>> start

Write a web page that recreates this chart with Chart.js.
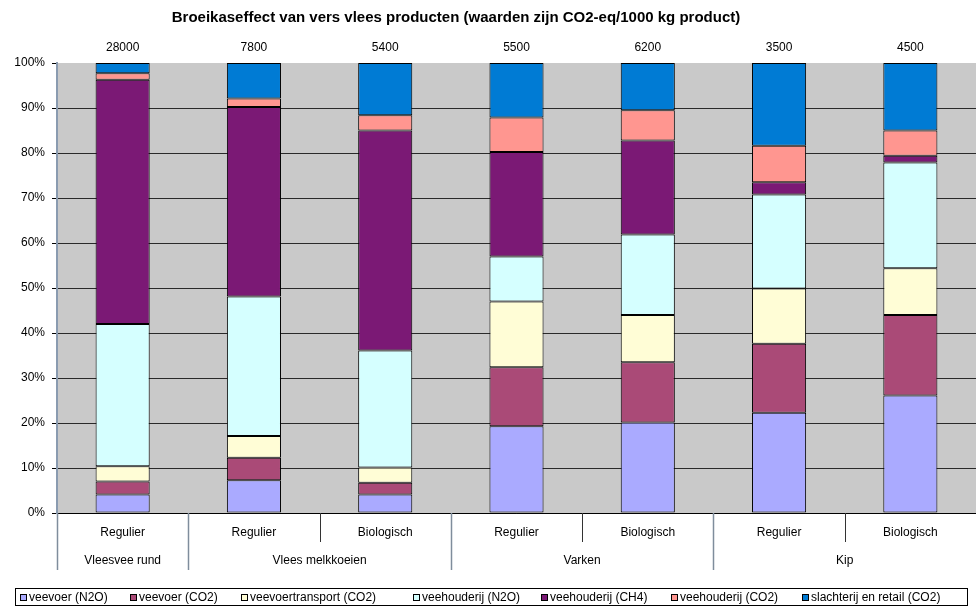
<!DOCTYPE html>
<html><head><meta charset="utf-8">
<script src="https://cdn.jsdelivr.net/npm/chart.js@4.4.0/dist/chart.umd.min.js"></script>
<style>html,body{margin:0;padding:0;background:#fff}#wrap{width:976px;height:606px;position:relative}</style>
</head><body><div id="wrap"><canvas id="c" width="976" height="606"></canvas></div>
<script>
const chartTitle = 'Broeikaseffect van vers vlees producten (waarden zijn CO2-eq/1000 kg product)';
const categories = ['Regulier','Regulier','Biologisch','Regulier','Biologisch','Regulier','Biologisch'];
const groups = ['Vleesvee rund','Vlees melkkoeien','Varken','Kip'];
const groupSizes = [1,2,2,2];
const totals = ['28000','7800','5400','5500','6200','3500','4500'];
const seriesNames = ['veevoer (N2O)','veevoer (CO2)','veevoertransport (CO2)','veehouderij (N2O)','veehouderij (CH4)','veehouderij (CO2)','slachterij en retail (CO2)'];
const veevoerN2O     = [4.1, 7.3, 4.1, 19.3, 20.1, 22.3, 26.1];
const veevoerCO2     = [2.9, 5.0, 2.6, 13.1, 13.4, 15.3, 17.9];
const transportCO2   = [3.4, 4.8, 3.4, 14.6, 10.5, 12.3, 10.4];
const veehouderijN2O = [31.6, 31.0, 26.0, 10.0, 17.9, 20.9, 23.5];
const veehouderijCH4 = [54.3, 42.1, 48.9, 23.2, 20.9, 2.7, 1.5];
const veehouderijCO2 = [1.4, 1.9, 3.4, 7.7, 6.7, 8.1, 5.6];
const slachterijCO2  = [2.3, 7.9, 11.6, 12.1, 10.5, 18.4, 15.0];
const seriesColors = ['#AAAAFF','#AA4A77','#FFFDD6','#D5FFFF','#7B1975','#FF9690','#007BD4'];
const seriesValues = [veevoerN2O, veevoerCO2, transportCO2, veehouderijN2O, veehouderijCH4, veehouderijCO2, slachterijCO2];

const FONT = '"Liberation Sans", Arial, sans-serif';
const legendX = [20,130,241,413,541,671,802];

const decor = {
  id: 'decor',
  beforeDraw(chart) {
    const {ctx, chartArea: a} = chart;
    ctx.save();
    ctx.fillStyle = '#C9C9C9';
    ctx.fillRect(a.left, a.top, a.right - a.left, a.bottom - a.top);
    ctx.restore();
  },
  afterDraw(chart) {
    const {ctx, chartArea: a} = chart;
    const xs = chart.scales.x;
    ctx.save();
    // title
    ctx.fillStyle = '#000';
    ctx.font = 'bold 15px ' + FONT;
    ctx.textAlign = 'center';
    ctx.textBaseline = 'middle';
    ctx.fillText(chartTitle, 456, 18);
    // totals
    ctx.font = '12px ' + FONT;
    categories.forEach((c, i) => ctx.fillText(totals[i], xs.getPixelForValue(i), 48));
    // x axis line
    ctx.strokeStyle = '#000';
    ctx.lineWidth = 1;
    ctx.beginPath(); ctx.moveTo(a.left, a.bottom + 0.5); ctx.lineTo(a.right, a.bottom + 0.5); ctx.stroke();
    // separators
    const bound = i => i === 0 ? a.left : (xs.getPixelForValue(i - 1) + xs.getPixelForValue(i)) / 2;
    const groupStarts = new Set();
    let acc = 0; groupSizes.forEach(s => { groupStarts.add(acc); acc += s; });
    for (let i = 0; i < categories.length; i++) {
      const x = Math.round(bound(i)) + 0.5;
      const isGroup = groupStarts.has(i);
      ctx.strokeStyle = isGroup ? '#7f8d9c' : '#333';
      ctx.lineWidth = isGroup ? 1.5 : 1;
      ctx.beginPath(); ctx.moveTo(x, a.bottom); ctx.lineTo(x, isGroup ? 570 : 542); ctx.stroke();
    }
    // row labels
    ctx.fillStyle = '#000';
    ctx.font = '12px ' + FONT;
    categories.forEach((c, i) => ctx.fillText(c, xs.getPixelForValue(i), 533));
    acc = 0;
    groups.forEach((g, gi) => {
      const x0 = bound(acc);
      const end = acc + groupSizes[gi];
      const x1 = end >= categories.length ? a.right : bound(end);
      ctx.fillText(g, (x0 + x1) / 2, 561);
      acc = end;
    });
    // legend
    ctx.strokeStyle = '#000';
    ctx.lineWidth = 1;
    ctx.strokeRect(15.5, 588.5, 952, 17);
    ctx.textAlign = 'left';
    seriesNames.forEach((n, i) => {
      const x = legendX[i];
      ctx.fillStyle = seriesColors[i];
      ctx.fillRect(x + 0.5, 594.5, 6, 6);
      ctx.strokeStyle = '#000';
      ctx.strokeRect(x + 0.5, 594.5, 6, 6);
      ctx.fillStyle = '#000';
      ctx.fillText(n, x + 9, 597.5);
    });
    ctx.restore();
  }
};

new Chart(document.getElementById('c'), {
  type: 'bar',
  data: {
    labels: categories,
    datasets: seriesNames.map((n, i) => ({
      label: n,
      data: seriesValues[i],
      backgroundColor: seriesColors[i],
      borderColor: '#000',
      borderWidth: 1,
      borderSkipped: false,
      barPercentage: 1,
      categoryPercentage: 0.412
    }))
  },
  options: {
    responsive: false,
    animation: false,
    layout: { padding: { top: 63, left: 0, right: 0, bottom: 0 } },
    plugins: { legend: { display: false }, title: { display: false }, tooltip: { enabled: false } },
    scales: {
      x: {
        stacked: true,
        ticks: { display: false },
        grid: { display: false },
        border: { display: false },
        afterFit: s => { s.height = 93; }
      },
      y: {
        stacked: true,
        min: 0, max: 100,
        ticks: { stepSize: 10, callback: v => v + '%', color: '#000', font: { family: FONT, size: 12 }, padding: 7 },
        grid: {
          color: ctx => ctx.tick && ctx.tick.value === 100 ? 'rgba(0,0,0,0)' : '#2a2a2a',
          tickColor: '#000',
          tickLength: 5,
          lineWidth: 1
        },
        border: { display: true, color: '#8a9bb0', width: 2 },
        afterFit: s => { s.width = 57; }
      }
    }
  },
  plugins: [decor]
});
</script>
</body></html>
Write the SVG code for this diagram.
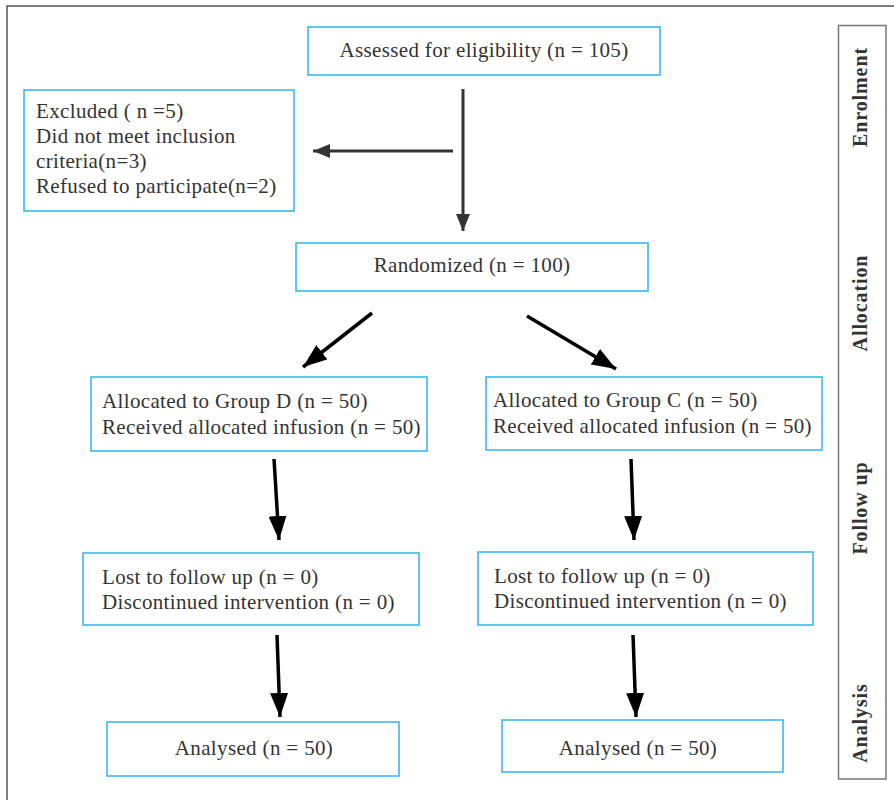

>> end

» **Aim**
Copy out each line exactly, without the pictures.

» **Task output**
Write a web page that recreates this chart with Chart.js.
<!DOCTYPE html>
<html><head><meta charset="utf-8">
<script src="https://cdn.jsdelivr.net/npm/chart.js@4.4.0/dist/chart.umd.min.js"></script>
<style>html,body{margin:0;padding:0;background:#fff}#wrap{width:976px;height:606px;position:relative}</style>
</head><body><div id="wrap"><canvas id="c" width="976" height="606"></canvas></div>
<script>
const chartTitle = 'Broeikaseffect van vers vlees producten (waarden zijn CO2-eq/1000 kg product)';
const categories = ['Regulier','Regulier','Biologisch','Regulier','Biologisch','Regulier','Biologisch'];
const groups = ['Vleesvee rund','Vlees melkkoeien','Varken','Kip'];
const groupSizes = [1,2,2,2];
const totals = ['28000','7800','5400','5500','6200','3500','4500'];
const seriesNames = ['veevoer (N2O)','veevoer (CO2)','veevoertransport (CO2)','veehouderij (N2O)','veehouderij (CH4)','veehouderij (CO2)','slachterij en retail (CO2)'];
const veevoerN2O     = [4.1, 7.3, 4.1, 19.3, 20.1, 22.3, 26.1];
const veevoerCO2     = [2.9, 5.0, 2.6, 13.1, 13.4, 15.3, 17.9];
const transportCO2   = [3.4, 4.8, 3.4, 14.6, 10.5, 12.3, 10.4];
const veehouderijN2O = [31.6, 31.0, 26.0, 10.0, 17.9, 20.9, 23.5];
const veehouderijCH4 = [54.3, 42.1, 48.9, 23.2, 20.9, 2.7, 1.5];
const veehouderijCO2 = [1.4, 1.9, 3.4, 7.7, 6.7, 8.1, 5.6];
const slachterijCO2  = [2.3, 7.9, 11.6, 12.1, 10.5, 18.4, 15.0];
const seriesColors = ['#AAAAFF','#AA4A77','#FFFDD6','#D5FFFF','#7B1975','#FF9690','#007BD4'];
const seriesValues = [veevoerN2O, veevoerCO2, transportCO2, veehouderijN2O, veehouderijCH4, veehouderijCO2, slachterijCO2];

const FONT = '"Liberation Sans", Arial, sans-serif';
const legendX = [20,130,241,413,541,671,802];

const decor = {
  id: 'decor',
  beforeDraw(chart) {
    const {ctx, chartArea: a} = chart;
    ctx.save();
    ctx.fillStyle = '#C9C9C9';
    ctx.fillRect(a.left, a.top, a.right - a.left, a.bottom - a.top);
    ctx.restore();
  },
  afterDraw(chart) {
    const {ctx, chartArea: a} = chart;
    const xs = chart.scales.x;
    ctx.save();
    // title
    ctx.fillStyle = '#000';
    ctx.font = 'bold 15px ' + FONT;
    ctx.textAlign = 'center';
    ctx.textBaseline = 'middle';
    ctx.fillText(chartTitle, 456, 18);
    // totals
    ctx.font = '12px ' + FONT;
    categories.forEach((c, i) => ctx.fillText(totals[i], xs.getPixelForValue(i), 48));
    // x axis line
    ctx.strokeStyle = '#000';
    ctx.lineWidth = 1;
    ctx.beginPath(); ctx.moveTo(a.left, a.bottom + 0.5); ctx.lineTo(a.right, a.bottom + 0.5); ctx.stroke();
    // separators
    const bound = i => i === 0 ? a.left : (xs.getPixelForValue(i - 1) + xs.getPixelForValue(i)) / 2;
    const groupStarts = new Set();
    let acc = 0; groupSizes.forEach(s => { groupStarts.add(acc); acc += s; });
    for (let i = 0; i < categories.length; i++) {
      const x = Math.round(bound(i)) + 0.5;
      const isGroup = groupStarts.has(i);
      ctx.strokeStyle = isGroup ? '#7f8d9c' : '#333';
      ctx.lineWidth = isGroup ? 1.5 : 1;
      ctx.beginPath(); ctx.moveTo(x, a.bottom); ctx.lineTo(x, isGroup ? 570 : 542); ctx.stroke();
    }
    // row labels
    ctx.fillStyle = '#000';
    ctx.font = '12px ' + FONT;
    categories.forEach((c, i) => ctx.fillText(c, xs.getPixelForValue(i), 533));
    acc = 0;
    groups.forEach((g, gi) => {
      const x0 = bound(acc);
      const end = acc + groupSizes[gi];
      const x1 = end >= categories.length ? a.right : bound(end);
      ctx.fillText(g, (x0 + x1) / 2, 561);
      acc = end;
    });
    // legend
    ctx.strokeStyle = '#000';
    ctx.lineWidth = 1;
    ctx.strokeRect(15.5, 588.5, 952, 17);
    ctx.textAlign = 'left';
    seriesNames.forEach((n, i) => {
      const x = legendX[i];
      ctx.fillStyle = seriesColors[i];
      ctx.fillRect(x + 0.5, 594.5, 6, 6);
      ctx.strokeStyle = '#000';
      ctx.strokeRect(x + 0.5, 594.5, 6, 6);
      ctx.fillStyle = '#000';
      ctx.fillText(n, x + 9, 597.5);
    });
    ctx.restore();
  }
};

new Chart(document.getElementById('c'), {
  type: 'bar',
  data: {
    labels: categories,
    datasets: seriesNames.map((n, i) => ({
      label: n,
      data: seriesValues[i],
      backgroundColor: seriesColors[i],
      borderColor: '#000',
      borderWidth: 1,
      borderSkipped: false,
      barPercentage: 1,
      categoryPercentage: 0.412
    }))
  },
  options: {
    responsive: false,
    animation: false,
    layout: { padding: { top: 63, left: 0, right: 0, bottom: 0 } },
    plugins: { legend: { display: false }, title: { display: false }, tooltip: { enabled: false } },
    scales: {
      x: {
        stacked: true,
        ticks: { display: false },
        grid: { display: false },
        border: { display: false },
        afterFit: s => { s.height = 93; }
      },
      y: {
        stacked: true,
        min: 0, max: 100,
        ticks: { stepSize: 10, callback: v => v + '%', color: '#000', font: { family: FONT, size: 12 }, padding: 7 },
        grid: {
          color: ctx => ctx.tick && ctx.tick.value === 100 ? 'rgba(0,0,0,0)' : '#2a2a2a',
          tickColor: '#000',
          tickLength: 5,
          lineWidth: 1
        },
        border: { display: true, color: '#8a9bb0', width: 2 },
        afterFit: s => { s.width = 57; }
      }
    }
  },
  plugins: [decor]
});
</script>
</body></html>
Write the SVG code for this diagram.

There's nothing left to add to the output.